The leader of Afghanistan's interim government, Hamid Karzai, sent up to 1,000 additional troops to the region, which he called the "last main base" of al-Qaida and Taliban in Afghanistan.

He acknowledged, however, that there are areas where smaller groups are likely operating.

"We will fight terrorism until we are absolutely sure that they are not there to threaten anybody anywhere in the world," Karzai said.

On Saturday, Afghan fighters told The Associated Press that enemy forces had taken refuge in two caves and were running out of ammunition. However, al-Qaida had ringed the area with land mines, and heavy clouds and snow had made low-level, pinpoint bombing difficult.

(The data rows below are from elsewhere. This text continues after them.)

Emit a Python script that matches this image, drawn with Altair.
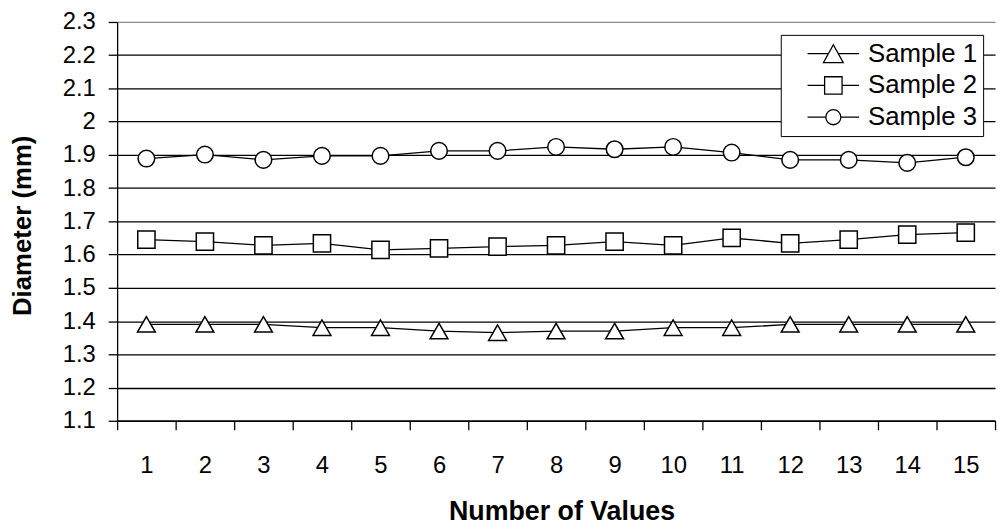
import altair as alt
import pandas as pd

samples = ["Sample 1", "Sample 2", "Sample 3"]
positions = list(range(1, 16))
sample1 = [1.39, 1.39, 1.39, 1.38, 1.38, 1.37, 1.365, 1.37, 1.37, 1.38, 1.38, 1.39, 1.39, 1.39, 1.39]
sample2 = [1.645, 1.639, 1.628, 1.634, 1.614, 1.619, 1.624, 1.628, 1.639, 1.628, 1.65, 1.634, 1.645, 1.66, 1.666]
sample3 = [1.889, 1.901, 1.885, 1.897, 1.897, 1.912, 1.912, 1.924, 1.917, 1.924, 1.907, 1.885, 1.885, 1.876, 1.893]
y_ticks = [1.1, 1.2, 1.3, 1.4, 1.5, 1.6, 1.7, 1.8, 1.9, 2.0, 2.1, 2.2, 2.3]

rows = []
for name, vals in zip(samples, [sample1, sample2, sample3]):
    for p, v in zip(positions, vals):
        rows.append({"n": p, "d": v, "s": name})
df = pd.DataFrame(rows)

x_tick_values = sorted([p - 0.5 for p in positions] + [positions[-1] + 0.5] + positions)

FONT = "Liberation Sans"

x_enc = alt.X(
    "n:Q",
    scale=alt.Scale(domain=[0.5, 15.5], nice=False, zero=False),
    axis=alt.Axis(
        values=x_tick_values,
        tickCount=200,
        title="Number of Values",
        labelExpr="datum.value % 1 == 0 ? format(datum.value, 'd') : ''",
        tickOpacity={"condition": {"test": "datum.value % 1 == 0", "value": 0}, "value": 1},
        grid=False,
        labelOverlap=False,
        labelFlush=False,
        tickSize=9,
        labelPadding=24,
        labelFontSize=24,
        labelFont=FONT,
        labelColor="black",
        titleFont=FONT,
        titleFontSize=27,
        titleFontWeight="bold",
        titleColor="black",
        titleX=448,
        titleY=92,
        titleAnchor="start",
        titleAlign="center",
        titleBaseline="middle",
        domainColor="black",
        domainWidth=1.3,
        tickColor="black",
        tickWidth=1.3,
    ),
)

y_enc = alt.Y(
    "d:Q",
    scale=alt.Scale(domain=[1.1, 2.3], nice=False, zero=False),
    axis=alt.Axis(
        values=y_ticks,
        tickCount=200,
        format="~g",
        title="Diameter (mm)",
        grid=True,
        gridColor={"condition": {"test": "datum.value > 2.25", "value": "#8a8a8a"}, "value": "black"},
        gridWidth=1.3,
        labelOverlap=False,
        tickSize=9,
        labelPadding=13,
        labelFontSize=24,
        labelFont=FONT,
        labelColor="black",
        titleFont=FONT,
        titleFontSize=26,
        titleFontWeight="bold",
        titleColor="black",
        titleAngle=270,
        titleX=-95,
        titleY=205,
        titleAlign="center",
        titleBaseline="middle",
        domainColor="black",
        domainWidth=1.3,
        tickColor="black",
        tickWidth=1.3,
    ),
)

base = alt.Chart(df)

lines = base.mark_line(color="black", strokeWidth=1.3).encode(
    x=x_enc, y=y_enc, detail="s:N"
)

points = base.mark_point(filled=True, fill="white", stroke="black", strokeWidth=1.5, opacity=1).encode(
    x="n:Q",
    y="d:Q",
    shape=alt.Shape("s:N", scale=alt.Scale(domain=samples, range=["triangle-up", "square", "circle"]), legend=None),
    size=alt.Size("s:N", scale=alt.Scale(domain=samples, range=[324, 280, 201]), legend=None),
)

legend_paths = [
    "M-3.25,0L-0.625,0M0.625,0L3.25,0M0,-1.125L1.25,1.125L-1.25,1.125Z",
    "M-3.25,0L-1.1,0M1.1,0L3.25,0M-1.1,-1.1L1.1,-1.1L1.1,1.1L-1.1,1.1Z",
    "M-3.25,0L-0.95,0M0.95,0L3.25,0M-0.95,0A0.95,0.95,0,1,0,0.95,0A0.95,0.95,0,1,0,-0.95,0Z",
]

legend_layer = base.transform_filter("false").mark_point(
    filled=False, stroke="black", strokeWidth=1.3, opacity=1
).encode(
    x="n:Q",
    y="d:Q",
    shape=alt.Shape(
        "s:N",
        scale=alt.Scale(domain=samples, range=legend_paths),
        legend=alt.Legend(
            title=None,
            orient="none",
            legendX=669,
            legendY=13,
            fillColor="white",
            strokeColor="black",
            padding=6,
            symbolSize=256,
            symbolFillColor="white",
            symbolStrokeColor="black",
            symbolStrokeWidth=1.3,
            symbolOffset=34,
            labelOffset=22,
            labelFont=FONT,
            labelFontSize=26,
            labelColor="black",
            labelLimit=400,
            rowPadding=6,
        ),
    ),
)

chart = (
    alt.layer(lines, points, legend_layer)
    .resolve_scale(shape="independent", size="independent")
    .properties(
        width=885,
        height=402,
        autosize=alt.AutoSizeParams(type="none"),
        padding={"left": 110, "top": 12, "right": 4, "bottom": 104},
        background="white",
    )
    .configure_view(stroke=None)
)

chart.save("out.html", embed_options={"renderer": "svg", "actions": False})
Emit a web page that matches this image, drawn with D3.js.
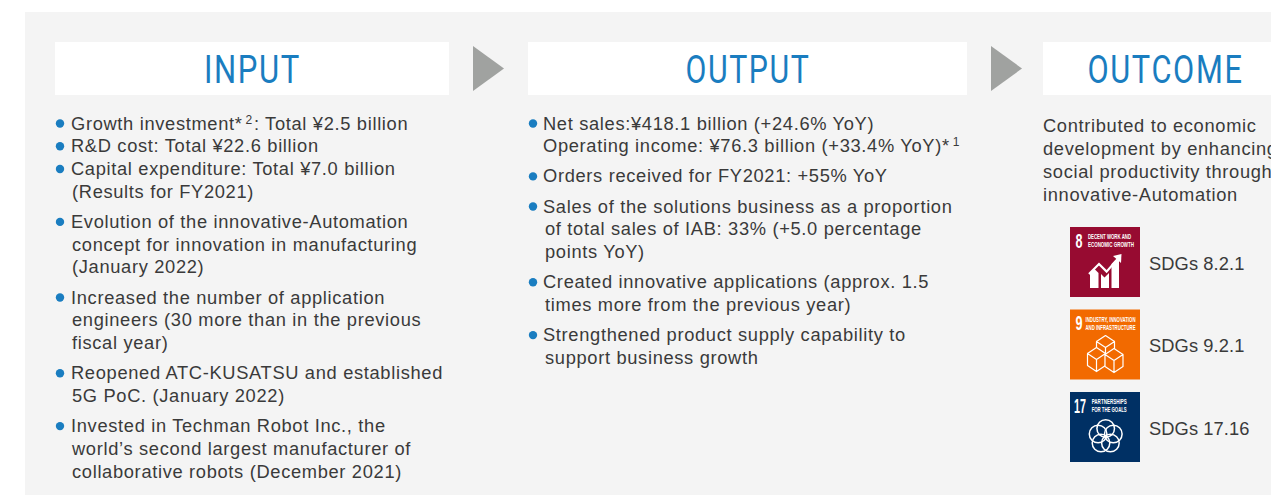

Maj. Bryan Hilferty, the 10th Mountain Division spokesman, said some enemy fighters had been captured and were being interrogated, but he declined to say how many.

One captured Arab fighter claimed other Arabs, Tajiks and Uzbeks were still in the caves and that the tunnels had collapsed in the bombing, Afghan intelligence officials said on condition of anonymity.

U.S. troops arriving in Bagram said they had not expected to find so many Taliban and al-Qaida forces waiting for them when they moved into the rugged mountains of Paktia province on March 2.

The soldiers were unprepared for the subfreezing temperatures at 10,000 feet -- some said they hadn't even brought sleeping bags. They spoke of staying awake at night and sleeping by day when it was warmer.

There were cases of hypothermia, they said, and drinking water froze in the cold.

Also Sunday, four men from the Zadran tribe, led by warlord Bacha Khan, were killed when gunmen opened fire Sunday in the eastern town of Khost, according to an Afghan official, Fazal Mir.

Bacha Khan is leading an Afghan militia fighting alongside U.S. troops.

Khost is on the southeastern end of the battle area and is close to the Pakistani border. The area, a hotbed of support for the Taliban and al-Qaida, has been the scene of several sporadic bombings and shootings since the U.S.-led operation began eight days ago.